How is governmental funding of think tanks in Latin America structured, and how does this affect them? Martin Lardone and Marcos Roggero answer this question in their study El rol del Estado en el financiamiento de la investigación sobre políticas públicas en América Latina, based on a sample of twelve countries (Argentina, Bolivia, Brazil, Chile, Colombia, Costa Rica, Ecuador, El Salvador, Guatemala, Mexico, Uruguay and Venezuela); interviews with nearly 40 think tanks; and interviews with 60 researchers, civil servants and representatives from international cooperation.
Lardone and Roggero have identified two types of frameworks for governmental funding of think tanks in Latin America: programmatic and non-programmatic. The former consists of stable, structural and systemic financing which is destined mostly towards university research centres and the hard sciences, which makes it unfavorable for think tanks. The latter is unstable, unstructured financing that usually consists of occasional consultancy contracts. In this second scenario, personal relationships, social networks and previous experience working with the government are fundamental.
Programmatic funding is not exclusive for research on public policy; it is part of the national system for science and technology of the countries sampled. It is provided through subsidies or research project grants, contests and open calls. Examples are the CONACYT in Mexico and Colombia’s COLCIENCIAS. Research for public policy thus tends to benefit from this type of funding in a secondary way, as it is often not a priority and not explicitly contemplated in governmental planning.
The authors found that this type of funding tends to favor university-based research centres. In Chile, for instance, these centres tend to have more economic and human resources than think tanks and are better known by the government, thus they usually winn the open calls and contests. Think tanks then resort to participating in less important contests which give out less money and do not incite the interest of university research centres. In Colombia, researchers receive financing according to academic merit, which makes it difficult for non-university centres whose researchers may not have as many academic achievements.
Another challenge is that programmatic funding for research is biased towards the hard sciences. As almost all of the think tanks interviewed for this study focused on the social sciences, this made it hard for them to receive programmatic funding.
Therefore, state funding of think tanks generally happens through specific, casual consultancy contracts, which the authors call non-programmatic funding. For example, think tanks in Uruguay obtain funds by providing services and consultancy work to state institutions and organisations like the World Bank and the UNDP. In Argentina, think tanks hold contracts with different government officers; sometimes they even send them project proposals so that they consider commissioning research. In Mexico, think tanks indicated that financing depends on different ministries and that contracts are for specific projects and not for centres as a whole.
In this scenario, a think tank’s prestige is a determining factor for obtaining funds. The decision to provide financing usually falls on public servants, who will choose well-known think tanks. They will also select think tanks with a political and partisan orientation aligned with theirs.
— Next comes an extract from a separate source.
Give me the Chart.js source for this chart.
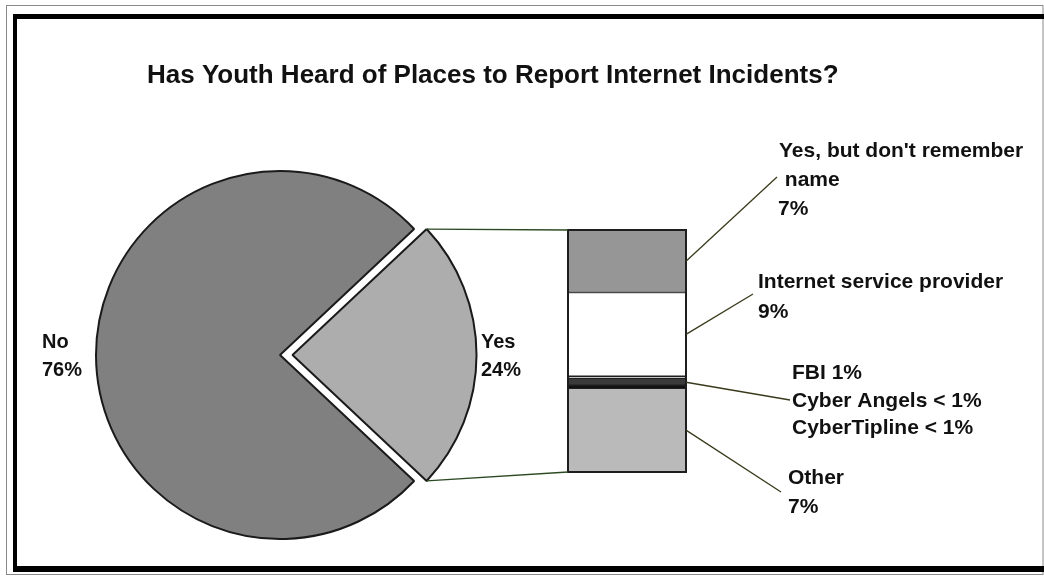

There are however certain opportunities within programmatic funding that think tanks can take advantage of. The creation of financing schemes destined specifically towards those centres that do research on public policy, such as in Brazil, is one of them: the Fundação de Amparo à Pesquisa do Estado de São Paulo has a program that promotes this type of research. Universities and university research centres can also outsource research to think tanks, as has happened in Mexico. Other opportunities are schemes which channel resources from international cooperation and governmental agreements with multilateral credit organisations. The Viceministerio de Inversión Pública y Financiamiento Externo in Bolivia and the Agencia Presidencial para Acción Social y la Cooperación Internacional of Colombia are examples of agencies designed to receive and distribute funds from these schemes.
While also encouraging the state to include research on public policy in their systems for science and technology, the authors believe that since the non-programmatic funding scenario is the most common among Latin American think tanks, these should promote frequent meetings between researchers and civil servants in order to establish and multiply relationships. They should also do this with political parties so there is more communication with future governments. Collective strategies like research consortiums are another possible option so that think tanks can compete with universities. Finally, think tanks are encouraged to familiarise themselves with government criteria for the provision of financing for research; and with the State agencies most likely to finance research.